▸ AIM OF THE TASK:
Without the images, write out the whole listing exactly.

— begin DATA EXTRACT —

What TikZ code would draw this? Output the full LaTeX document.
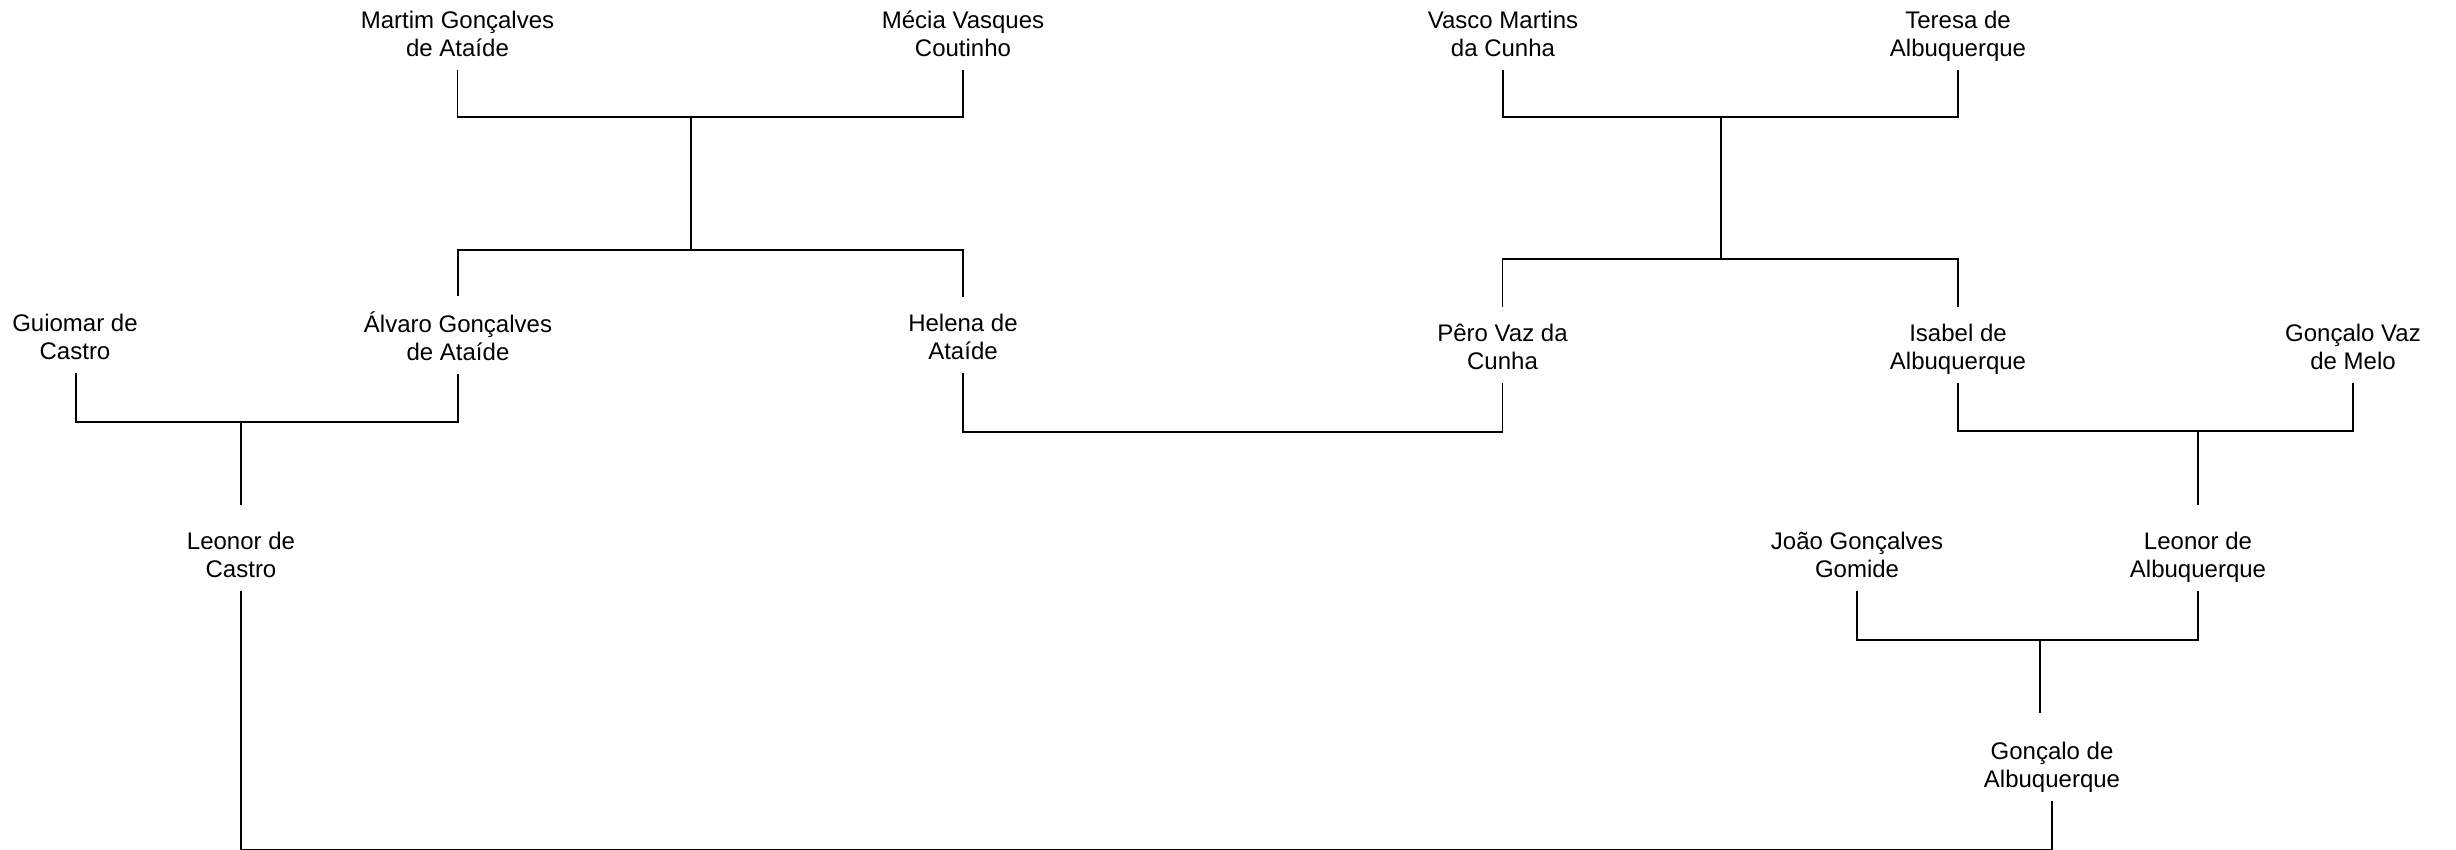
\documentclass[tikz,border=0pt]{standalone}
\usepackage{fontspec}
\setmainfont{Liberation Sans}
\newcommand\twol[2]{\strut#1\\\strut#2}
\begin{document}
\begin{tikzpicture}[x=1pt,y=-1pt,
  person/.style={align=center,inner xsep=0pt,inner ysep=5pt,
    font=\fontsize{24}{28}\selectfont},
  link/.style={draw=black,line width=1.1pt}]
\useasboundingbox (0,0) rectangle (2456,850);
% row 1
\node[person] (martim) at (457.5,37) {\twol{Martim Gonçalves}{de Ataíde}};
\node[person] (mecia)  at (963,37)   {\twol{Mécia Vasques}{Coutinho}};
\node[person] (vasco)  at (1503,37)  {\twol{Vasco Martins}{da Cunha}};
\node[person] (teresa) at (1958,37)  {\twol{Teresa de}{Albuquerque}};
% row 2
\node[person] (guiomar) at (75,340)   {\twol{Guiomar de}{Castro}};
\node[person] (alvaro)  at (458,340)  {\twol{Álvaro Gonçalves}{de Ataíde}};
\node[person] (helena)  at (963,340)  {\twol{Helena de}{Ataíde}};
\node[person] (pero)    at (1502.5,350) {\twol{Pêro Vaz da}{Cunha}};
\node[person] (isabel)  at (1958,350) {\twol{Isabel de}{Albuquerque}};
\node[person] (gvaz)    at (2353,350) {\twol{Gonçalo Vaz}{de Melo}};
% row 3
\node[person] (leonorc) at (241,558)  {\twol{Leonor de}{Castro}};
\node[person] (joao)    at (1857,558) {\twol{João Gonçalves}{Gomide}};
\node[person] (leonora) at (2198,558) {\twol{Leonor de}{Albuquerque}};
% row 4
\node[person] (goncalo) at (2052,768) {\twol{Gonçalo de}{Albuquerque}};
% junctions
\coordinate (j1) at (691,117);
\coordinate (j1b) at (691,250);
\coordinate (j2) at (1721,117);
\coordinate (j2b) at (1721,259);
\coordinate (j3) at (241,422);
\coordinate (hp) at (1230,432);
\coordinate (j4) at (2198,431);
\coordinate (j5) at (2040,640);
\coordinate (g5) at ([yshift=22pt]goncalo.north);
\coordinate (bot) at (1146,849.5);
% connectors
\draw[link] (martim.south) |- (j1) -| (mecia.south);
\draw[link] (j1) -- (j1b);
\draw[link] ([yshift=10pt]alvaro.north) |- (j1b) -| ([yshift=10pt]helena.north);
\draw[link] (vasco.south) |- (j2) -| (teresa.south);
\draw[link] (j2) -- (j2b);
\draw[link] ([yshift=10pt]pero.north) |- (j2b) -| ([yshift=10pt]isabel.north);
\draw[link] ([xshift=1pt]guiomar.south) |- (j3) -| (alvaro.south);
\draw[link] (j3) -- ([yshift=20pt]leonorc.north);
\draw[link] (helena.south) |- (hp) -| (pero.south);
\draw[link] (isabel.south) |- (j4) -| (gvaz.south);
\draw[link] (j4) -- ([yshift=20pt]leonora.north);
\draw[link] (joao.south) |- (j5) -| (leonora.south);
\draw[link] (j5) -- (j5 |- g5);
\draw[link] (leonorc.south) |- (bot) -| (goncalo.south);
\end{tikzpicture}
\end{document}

— end DATA EXTRACT —

▸ RESPONSE TO THE TASK:
What TikZ code would draw this? Output the full LaTeX document.
\documentclass[tikz,border=0pt]{standalone}
\usepackage{fontspec}
\setmainfont{Liberation Sans}
\newcommand\twol[2]{\strut#1\\\strut#2}
\begin{document}
\begin{tikzpicture}[x=1pt,y=-1pt,
  person/.style={align=center,inner xsep=0pt,inner ysep=5pt,
    font=\fontsize{24}{28}\selectfont},
  link/.style={draw=black,line width=1.1pt}]
\useasboundingbox (0,0) rectangle (2456,850);
% row 1
\node[person] (martim) at (457.5,37) {\twol{Martim Gonçalves}{de Ataíde}};
\node[person] (mecia)  at (963,37)   {\twol{Mécia Vasques}{Coutinho}};
\node[person] (vasco)  at (1503,37)  {\twol{Vasco Martins}{da Cunha}};
\node[person] (teresa) at (1958,37)  {\twol{Teresa de}{Albuquerque}};
% row 2
\node[person] (guiomar) at (75,340)   {\twol{Guiomar de}{Castro}};
\node[person] (alvaro)  at (458,340)  {\twol{Álvaro Gonçalves}{de Ataíde}};
\node[person] (helena)  at (963,340)  {\twol{Helena de}{Ataíde}};
\node[person] (pero)    at (1502.5,350) {\twol{Pêro Vaz da}{Cunha}};
\node[person] (isabel)  at (1958,350) {\twol{Isabel de}{Albuquerque}};
\node[person] (gvaz)    at (2353,350) {\twol{Gonçalo Vaz}{de Melo}};
% row 3
\node[person] (leonorc) at (241,558)  {\twol{Leonor de}{Castro}};
\node[person] (joao)    at (1857,558) {\twol{João Gonçalves}{Gomide}};
\node[person] (leonora) at (2198,558) {\twol{Leonor de}{Albuquerque}};
% row 4
\node[person] (goncalo) at (2052,768) {\twol{Gonçalo de}{Albuquerque}};
% junctions
\coordinate (j1) at (691,117);
\coordinate (j1b) at (691,250);
\coordinate (j2) at (1721,117);
\coordinate (j2b) at (1721,259);
\coordinate (j3) at (241,422);
\coordinate (hp) at (1230,432);
\coordinate (j4) at (2198,431);
\coordinate (j5) at (2040,640);
\coordinate (g5) at ([yshift=22pt]goncalo.north);
\coordinate (bot) at (1146,849.5);
% connectors
\draw[link] (martim.south) |- (j1) -| (mecia.south);
\draw[link] (j1) -- (j1b);
\draw[link] ([yshift=10pt]alvaro.north) |- (j1b) -| ([yshift=10pt]helena.north);
\draw[link] (vasco.south) |- (j2) -| (teresa.south);
\draw[link] (j2) -- (j2b);
\draw[link] ([yshift=10pt]pero.north) |- (j2b) -| ([yshift=10pt]isabel.north);
\draw[link] ([xshift=1pt]guiomar.south) |- (j3) -| (alvaro.south);
\draw[link] (j3) -- ([yshift=20pt]leonorc.north);
\draw[link] (helena.south) |- (hp) -| (pero.south);
\draw[link] (isabel.south) |- (j4) -| (gvaz.south);
\draw[link] (j4) -- ([yshift=20pt]leonora.north);
\draw[link] (joao.south) |- (j5) -| (leonora.south);
\draw[link] (j5) -- (j5 |- g5);
\draw[link] (leonorc.south) |- (bot) -| (goncalo.south);
\end{tikzpicture}
\end{document}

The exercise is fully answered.